For use in the annual Nation’s Restaurant News Year in Review issue — the 2007 edition of which officially hits the streets this week — I was asked to provide some bulleted points about significant foodservice technology developments or observable behaviors during the past 12 months. Your list might differ, but here is some of what I came up with:
- Greater focus by restaurant companies on security for wide-area data networks, in-unit wireless networks and card-payment processing systems, and on revising policies for internal data-system users. This often was in keeping with requirements of the federal Sarbanes-Oxley Act of 2002, in general, and year-end deadlines for compliance with the Payment Card Industry Data Security Standards, or PCI DSS, in particular. Another motivation: avoiding potentially customer-alienating and costly data-system breaches, such as experienced on a large scale by chain retailer TJX Cos. and, to a much lesser extent, the Not Your Average Joe’s chain of Dartmouth, Mass.
- Heightened point-of-sale-system-upgrade activity among chains often spurred by their desire to initiate or improve above-store reporting and analysis, to support electronic gift, loyalty and stored-value cards or to comply with PCI DSS.
- Acceleration of the movement to centralized or Web-based back-office applications, as chains looked to more easily consolidate enterprise data, give users more access points, simplify software distribution and patching and stabilize unit-level hardware requirements.
- Growth in independent and chain restaurant support of online ordering. Among other news, the three largest U.S. pizza players — Pizza Hut of Dallas, Domino’s of Ann Arbor, Mich., and Papa John’s of Louisville, Ky., — said they now accept such orders at all or most of their domestic operations. Domino’s and Papa John’s late in the year announced widespread support for orders placed using Internet-enabled cellular phones and mobile devices with text-messaging capabilities.
- Continuation of the trend to deploy or test in-store wireless networking technologies for operator and consumer benefit, including “hot spot” Internet access for guests, and handheld point-of-sale terminals and printers and dining room management tools for restaurant crews. Among other operators, selected franchisees of the Denny’s family-dining chain, based in Spartanburg, S.C., and some stores of the competing Denver-based Bakers Square chain began multi-market and single-market tests, respectively, of free wireless Internet access for customers.

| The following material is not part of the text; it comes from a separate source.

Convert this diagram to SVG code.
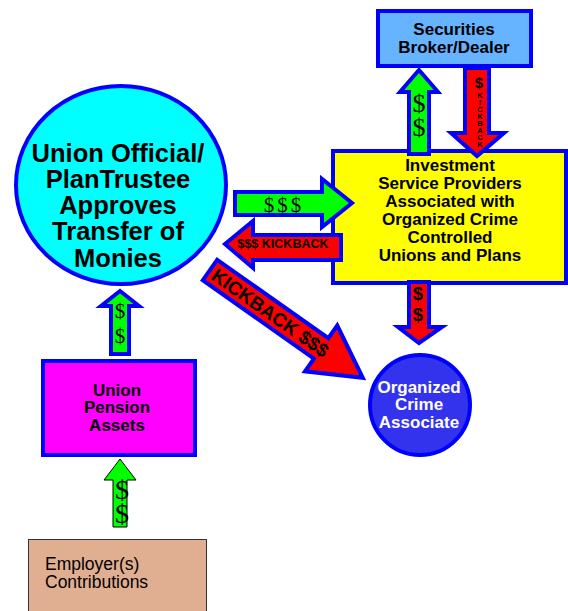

- Increase in the number of restaurant company trials or rollouts of handheld, wireless terminals permitting full-service dining guests to swipe their own payment cards and alleviate concerns about possible card fraud. Cara Operations Ltd. of Mississauga, Ontario, began a systemwide deployment of such technology to its more than 800 full-service restaurants operating under several brands, including Swiss Chalet Rotisserie & Grill and Kelsey’s.

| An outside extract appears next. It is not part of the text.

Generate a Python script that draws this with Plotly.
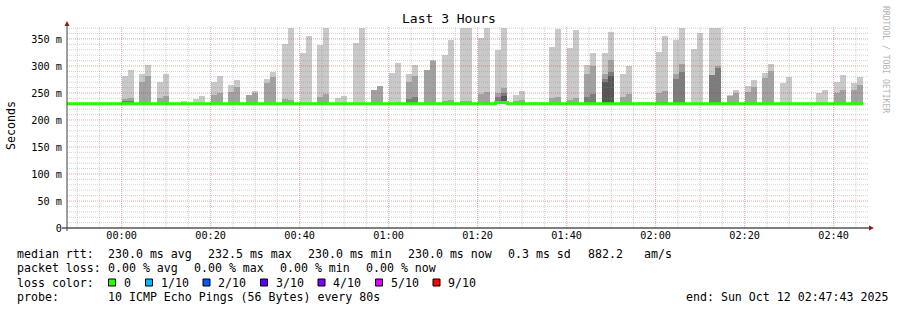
import plotly.graph_objects as go
from datetime import datetime, timedelta

# ---------------- data ----------------
t_start = "2025-10-11 23:47:43"
t_end = "2025-10-12 02:47:43"
day = "2025-10-12"
step_s = 80  # seconds per probe step

# each slot (4 min) holds two 80 s steps "a" and "b"; the third step shows no smoke
slot_starts = ["00:00", "00:04", "00:08", "00:12", "00:16", "00:20", "00:24", "00:28",
               "00:32", "00:36", "00:40", "00:44", "00:48", "00:52", "00:56", "01:00",
               "01:04", "01:08", "01:12", "01:16", "01:20", "01:24", "01:28", "01:32",
               "01:36", "01:40", "01:44", "01:48", "01:52", "01:56", "02:00", "02:04",
               "02:08", "02:12", "02:16", "02:20", "02:24", "02:28", "02:32", "02:36",
               "02:40", "02:44"]
# highest ping (ms)
p10_a = [281, 286, 271, None, 239.4, 271, 265.4, 247, 275.2, 341.3, 324.6, 339.4, 241.3, 343,
         256, 287.6, 285.7, 292.6, 321, 371, 352, 330, 245.6, 233.6, 335, 334, 302.4, 324.6,
         285.7, 233, 326.5, 349, 332, 371, 247, 263.5, 287.6, 269, None, 250.5, 271, 269]
p10_b = [293, 302, 284.5, 236, 243.7, 282, 274.6, 254.3, 289.4, 371, 356, 371, 243.7, 371,
         263.5, 306, 302.4, 311.5, 349, 371, 371, 371, 254.3, 233.6, 368, 366, 324.6, 363.5,
         300.5, 233, 356, 371, 361.7, 371, 256, 274.6, 304.3, 280.2, None, 256, 284, 280.2]
# 2nd highest ping
p9_a = [238, 270, 240, None, None, 245.6, 251.8, 246, 268.5, 238, None, 243, None, None,
        256, None, 271, 292.6, 236, 235, 247.4, 250.5, 236, None, 240, 237, 284.5, 285.7,
        243, None, 250.5, 285.7, None, 284, 245, 252.4, 278.3, None, None, None, 250.5, 256]
p9_b = [240, 281, 243.7, None, None, 249.3, 260.4, 250.5, 280.2, 237, None, 247.4, None, None,
        263.5, 232, 282, 310, 237, 236, 252, 259.4, 237, None, 242, 240, 300.5, 310.4,
        247.4, None, 254.3, 304.3, None, 300.5, 250.5, 260.4, 291.3, None, None, None, 256, 265.4]
# 3rd highest ping
p8_a = [235, None, None, None, None, None, None, None, None, 234, None, None, None, None,
        None, None, 239, None, None, None, None, 243, None, None, None, None, 243, 276,
        None, None, 233, 275.2, None, 283, None, None, None, None, None, None, None, None]
p8_b = [236, None, None, None, None, None, None, None, None, 234, None, None, None, None,
        None, None, 242, None, None, None, 233, 250, None, None, None, None, 247.4, 289.4,
        None, None, 234, 289.4, None, 296.8, None, None, None, None, None, None, None, None]
# 4th highest ping
p7_a = [None] * 27 + [269.6] + [None] * 14
p7_b = [None] * 21 + [245] + [None] * 5 + [282] + [None] * 14

median_base = 230.0
median_raised = {"01:24:00": 232.5, "01:25:20": 232.5}

y_ticks = [0, 50, 100, 150, 200, 250, 300, 350]
y_tick_text = ["0", "50 m", "100 m", "150 m", "200 m", "250 m", "300 m", "350 m"]

loss_labels = ["0", "1/10", "2/10", "3/10", "4/10", "5/10", "9/10"]
loss_colors = ["#26ff00", "#00b8ff", "#0059ff", "#5e00ff", "#7e00ff", "#dd00ff", "#ff0000"]

smoke_colors = ["#c9c9c9", "#a2a2a2", "#7c7c7c", "#565656"]

# ---------------- build ----------------
def dt(hm):
    return datetime.strptime(f"{day} {hm}", "%Y-%m-%d %H:%M")

centers = []
levels = [[], [], [], []]
for i, s in enumerate(slot_starts):
    t0 = dt(s)
    for j, cols in enumerate([(p10_a, p9_a, p8_a, p7_a), (p10_b, p9_b, p8_b, p7_b)]):
        centers.append(t0 + timedelta(seconds=step_s * j + step_s / 2))
        for L in range(4):
            v = cols[L][i]
            levels[L].append(None if v is None else v - median_base)

fig = go.Figure()
for L in range(4):
    fig.add_trace(go.Bar(x=centers, y=levels[L], base=median_base, width=step_s * 1000,
                         marker=dict(color=smoke_colors[L], line=dict(width=0)),
                         hoverinfo="skip", showlegend=False))

# median line (steps of 80 s)
mx, my = [], []
t = dt("00:00") - timedelta(seconds=step_s * 10)
t_last = dt("02:44") + timedelta(seconds=step_s * 2)
while t < t_last:
    mx.append(t)
    my.append(median_raised.get(t.strftime("%H:%M:%S"), median_base))
    t += timedelta(seconds=step_s)
mx.append(t_last)
my.append(my[-1])
fig.add_trace(go.Scatter(x=mx, y=my, mode="lines", line=dict(color=loss_colors[0], width=3, shape="hv"),
                         hoverinfo="skip", showlegend=False))

# ---------------- layout ----------------
W, H = 897, 310
PL, PR, PT, PB = 67, 868, 27, 228


def px(x):
    return (x - PL) / (PR - PL)


def py(y):
    return (PB - y) / (PB - PT)


mono = "DejaVu Sans Mono"
shapes = []
minor_col = "rgba(140,140,140,0.4)"
major_col = "rgba(200,40,40,0.42)"
# vertical grid every 5 min (major every 20 min)
g = dt("00:00") - timedelta(minutes=10)
while g <= datetime.strptime(t_end, "%Y-%m-%d %H:%M:%S"):
    major = (g.minute % 20 == 0)
    shapes.append(dict(type="line", xref="x", yref="paper", x0=g, x1=g, y0=0, y1=1,
                       line=dict(color=major_col if major else minor_col, width=1, dash="1px,1px"),
                       layer="above"))
    g += timedelta(minutes=5)
# horizontal grid every 10 ms (major every 50)
for v in range(10, 380, 10):
    major = (v % 50 == 0)
    shapes.append(dict(type="line", xref="paper", yref="y", x0=0, x1=1, y0=v, y1=v,
                       line=dict(color=major_col if major else minor_col, width=1, dash="1px,1px"),
                       layer="above"))
# axes lines and arrows
shapes.append(dict(type="line", xref="paper", yref="paper", x0=px(62), x1=px(870), y0=py(228), y1=py(228),
                   line=dict(color="#000000", width=1), layer="above"))
shapes.append(dict(type="line", xref="paper", yref="paper", x0=px(67), x1=px(67), y0=py(231), y1=py(25),
                   line=dict(color="#404040", width=1), layer="above"))
shapes.append(dict(type="path", xref="paper", yref="paper",
                   path=f"M {px(869)} {py(225.5)} L {px(874)} {py(228)} L {px(869)} {py(230.5)} Z",
                   fillcolor="#8b1a1a", line=dict(width=0), layer="above"))
shapes.append(dict(type="path", xref="paper", yref="paper",
                   path=f"M {px(64.5)} {py(26)} L {px(67)} {py(21)} L {px(69.5)} {py(26)} Z",
                   fillcolor="#8b1a1a", line=dict(width=0), layer="above"))

ann = []


def text(x, y, s, size=11.6, anchor="left", color="#000000", angle=0):
    ann.append(dict(text=s, xref="paper", yref="paper", x=px(x), y=py(y), xanchor=anchor,
                    yanchor="middle", showarrow=False, borderpad=0, textangle=angle,
                    font=dict(family=mono, size=size, color=color)))


text(448.5, 19, "Last 3 Hours", size=13, anchor="center")
text(11, 126, "Seconds", size=11.6, anchor="center", angle=-90)
text(886, 59, "RRDTOOL / TOBI OETIKER", size=8.1, anchor="center", color="#b4b4b4", angle=90)

row1 = [(16, "median rtt:"), (107, "230.0 ms avg"), (207, "232.5 ms max"), (307, "230.0 ms min"),
        (407, "230.0 ms now"), (507, "0.3 ms sd"), (587, "882.2"), (643, "am/s")]
row2 = [(16, "packet loss:"), (107, "0.00 % avg"), (193, "0.00 % max"), (279, "0.00 % min"),
        (365, "0.00 % now")]
for x, s in row1:
    text(x, 254.3, s)
for x, s in row2:
    text(x, 268.3, s)
text(16, 282.7, "loss color:")
sw_x = [108.5, 145.5, 203, 260.5, 318, 375.5, 433]
for x, lab, col in zip(sw_x, loss_labels, loss_colors):
    shapes.append(dict(type="rect", xref="paper", yref="paper", x0=px(x), x1=px(x + 7),
                       y0=py(279), y1=py(286), fillcolor=col, line=dict(color="#000000", width=1)))
    text(x + 14, 282.7, lab)
text(16, 296.7, "probe:")
text(107, 296.7, "10 ICMP Echo Pings (56 Bytes) every 80s")
text(889, 296.7, "end: Sun Oct 12 02:47:43 2025", anchor="right")

fig.update_layout(
    width=W, height=H, margin=dict(l=PL, r=W - PR, t=PT, b=H - PB),
    paper_bgcolor="#ffffff", plot_bgcolor="#ffffff",
    barmode="overlay", bargap=0, showlegend=False,
    shapes=shapes, annotations=ann,
    xaxis=dict(type="date", range=[t_start, t_end], tick0=f"{day} 00:00", dtick=20 * 60 * 1000,
               tickformat="%H:%M", showgrid=False, zeroline=False, showline=False, ticks="",
               tickfont=dict(family=mono, size=10.2, color="#000000"), fixedrange=True),
    yaxis=dict(range=[0, 372.2], tickmode="array", tickvals=y_ticks, ticktext=y_tick_text,
               showgrid=False, zeroline=False, showline=False, ticks="", ticklabelstandoff=4,
               tickfont=dict(family=mono, size=10.2, color="#000000"), fixedrange=True),
)

fig.write_html("out.html")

- Escalation in foodservice company use of in-store, digital video security systems that are accessible via the Internet or private network and use software to better detect problems. Operators, including Chipotle Mexican Grill Inc. of Denver, turned to this technology to monitor stores for best practices in service, as well as to protect margins by reducing theft and limiting liability in cases where employees or customers claimed injury. Fueling the trend were rising operating costs; the greater availability of affordable high-speed Internet or private network connections; and the falling price of surveillance equipment and related third-party services.
- Expansion of the scope of tests of guest self-service kiosks, such as at San Diego-based Jack in the Box, which, as of late fall, fielded one or more kiosks to process customer orders at 30 different locations. On the full-service front, City Pizza in West Palm Beach, Fla., let guests close out tabs at their convenience by installing a self-service kiosk at which checks can be called up and settled using credit cards.
- Bump in the number of multiunit operators testing or using remote call centers staffed by specially trained service agents who process the drive-thru orders of multiple restaurants to build sales, reduce customer complaints and free up store personnel for other chores. Jack in the Box also recently joined this fold.
- Oak Brook, Ill.-based McDonald’s Corp.’s agreement with the National Restaurant Association Educational Foundation to provide nearly 14,000 U.S. McDonald’s restaurants with online access to the ServSafe Manager Certification Training course and exam. The agreement underscored the growing momentum of online training, which is advocated by many trainers for its support of interactive content and digital record keeping, as well as its low distribution costs compared with printed materials and the ease with which much of it can be updated.
- New or intensified marketing by technology vendors of more energy-efficient components or those made with fewer or no hazardous materials. The ramped-up marketing signaled the vendors' plans to be part of the “green” revolution and demonstrated that they're looking for ways to help operators lower their total cost of technology ownership.